Using SQL + Python + Tableau, the analysis focuses on:

  • Category-level sales and profitability
  • SKU performance and profit contribution
  • Customer behaviour via RFM segmentation
  • Markdown efficiency and margin impact
  • Trends, seasonality, and sales channel mix

The project is structured so it can be reviewed end-to-end as an analytics case study.


1. Repository Structure

.
├── Analysis.ipynb             # Main Jupyter notebook (SQL, Python, analysis, modeling)
├── clothing_sales_clean.csv   # Cleaned and transformed dataset used for analysis/Tableau
├── clothing_sales.db          # SQLite database created from the cleaned dataset
├── Dashboards_Images.pdf      # Exported Tableau dashboards for quick viewing
├── Dashboards.twb             # Tableau workbook containing all dashboards
├── dataset/                   # Raw dataset folder from Kaggle
├── Report.pdf                 # Final written report summarizing insights & recommendations
└── README.md                  # Project documentation (this file)

2. Data

Source:

Clothing Sales Transactions Dataset – Kaggle, created by suryaprabha19

Link: https://www.kaggle.com/datasets/suryaprabha19/clothing-sales-transactions-dataset

Granularity: One row per transaction (sale of a single clothing item).

Key fields used:

  • saleID, saleDate
  • productID, productName, productCategory
  • quantity, unitPrice, costPrice, totalAmount, totalCost
  • customerID, customerName, location
  • salespersonID, salespersonName
  • salesChannel (in-store, online, mobile_app, third-party)
  • status (Paid, Returned, etc.)

Derived fields (in clothing_sales_clean.csv and Analysis.ipynb):

  • revenue = totalAmount
  • cost = totalCost
  • profit = revenue - cost
  • margin_pct = profit / revenue
  • year, month, year_month (from saleDate)

3. Analysis Overview

All analysis logic lives in Analysis.ipynb and uses a Python + SQL hybrid workflow:

3.1 Data Load & Preparation

  • Load raw CSV from dataset/
  • Clean and transform to create clothing_sales_clean.csv
  • Build a local SQLite database (clothing_sales.db) with a sales table
  • Use SQL for aggregation and Python for modeling / visualization

3.2 Core Analytics

Category & SKU Performance

  • Category revenue, units, profit, and average margin
  • Top / bottom SKUs by revenue and profit
  • Profit vs. units scatter to identify “hero” SKUs and long-tail items

Margin Contribution (Pareto Analysis)

  • Aggregate profit by SKU using SQL
  • Compute cumulative profit and SKU share
  • Identify top ~20% SKUs driving the majority of profit
  • Break down profit contribution of these SKUs by category
  • Visuals:
    • Profit contribution curve (cumulative profit vs. % of SKUs)
    • Bar charts of top SKUs and category contributions

RFM Analysis (Recency, Frequency, Monetary)

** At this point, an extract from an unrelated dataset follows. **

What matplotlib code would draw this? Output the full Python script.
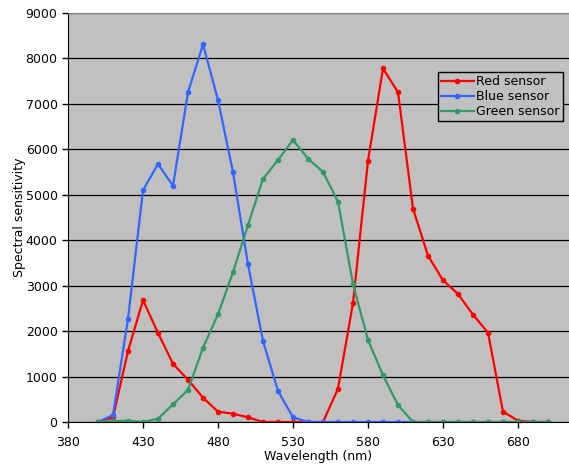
import matplotlib
matplotlib.use("Agg")
import matplotlib.pyplot as plt

wavelengths = list(range(400, 710, 10))
red = [0, 100, 1560, 2680, 1960, 1280, 930, 535, 227, 183, 103, 0, 0, 0, 0, 0,
       734, 2620, 5750, 7780, 7255, 4695, 3660, 3118, 2817, 2362, 1966, 227, 30, 0, 0]
blue = [0, 154, 2267, 5100, 5677, 5200, 7255, 8310, 7086, 5495, 3470, 1782, 682, 103, 0, 0,
        0, 0, 0, 0, 0, 0, 0, 0, 0, 0, 0, 0, 0, 0, 0]
green = [0, 20, 30, 0, 73, 389, 704, 1636, 2370, 3294, 4335, 5348, 5766, 6206, 5795, 5502,
         4848, 3037, 1805, 1027, 374, 0, 0, 0, 0, 0, 0, 0, 0, 0, 0]
series_names = ["Red sensor", "Blue sensor", "Green sensor"]
series_colors = ["#FF0000", "#3366FF", "#339966"]
x_ticks = [380, 430, 480, 530, 580, 630, 680]
y_ticks = list(range(0, 9001, 1000))

plt.rcParams['font.family'] = ['DejaVu Sans']
fig = plt.figure(figsize=(5.69, 4.65), dpi=100)
ax = fig.add_axes([68/569, 43/465, 501/569, 409/465])
ax.set_facecolor("#C0C0C0")

for vals, name, col in zip([red, blue, green], series_names, series_colors):
    ax.plot(wavelengths, vals, color=col, lw=1.6, marker='o', ms=3, label=name)

ax.set_xlim(380, 380 + 501/1.5)
ax.set_ylim(0, 9000)
ax.set_xticks(x_ticks)
ax.set_yticks(y_ticks)
ax.yaxis.grid(True, color='black', lw=0.9)
ax.set_axisbelow(True)
ax.tick_params(axis='both', direction='out', length=4, width=1, labelsize=9, colors='black')
ax.tick_params(axis='x', pad=6)
for s in ['right']:
    ax.spines[s].set_visible(False)
ax.spines['top'].set_color('#808080')
ax.spines['left'].set_color('black')
ax.spines['bottom'].set_color('black')
ax.set_xlabel("Wavelength (nm)", fontsize=9, labelpad=1)
ax.set_ylabel("Spectral sensitivity", fontsize=9, labelpad=0)

leg = ax.legend(loc='upper left', bbox_to_anchor=((438-68)/501, (422-72)/409),
                fontsize=9, frameon=True, fancybox=False, edgecolor='black',
                facecolor='#C0C0C0', framealpha=1, borderpad=0.25, labelspacing=0.15,
                handlelength=2.6, handletextpad=0.2, borderaxespad=0)
leg.get_frame().set_linewidth(1)

fig.savefig("out.png", dpi=100)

  • Build customer-level RFM table:
    • recency_days, frequency, monetary
  • Score R, F, M into quartiles and create an RFM_score
  • Segment customers into:
    • Champions , Loyal , Potential / Regular , At Risk
  • Summarize segment size and average spend per segment
  • Visuals:
    • Segment counts
    • Average monetary value per segment
    • Frequency vs. monetary scatter coloured by segment

Markdown Efficiency (Simulated)

  • Compute base margin per category from paid transactions
  • Simulate 10%, 20%, 30% markdowns:
    • Assume quantity and cost remain constant
  • Recalculate revenue, profit, and margin after discount
  • Compare base vs. 20% markdown by category
  • Visuals:
    • Base vs. 20% margin bar chart by category
    • 2×2 subplot of margin-vs-discount curves for top categories

4. Tableau Dashboards

The Tableau workbook Dashboards.twb is built on top of clothing_sales_clean.csv and contains four main dashboard views:

  1. Executive Overview
    • KPI cards (revenue, profit, margin, units)
    • Category revenue and profit bars
    • Category margin scatter
  2. Category Deep Dive
    • Units treemap
    • Revenue vs. profit by category
    • Category margin heatmap over time
  3. Product & SKU Analysis
    • Top and bottom SKUs by revenue
    • Profit vs. units scatter
    • SKU count by category
  4. Trends & Seasonality
    • Monthly revenue, units, and profit trends
    • Channel split (in-store, online, mobile app, third-party)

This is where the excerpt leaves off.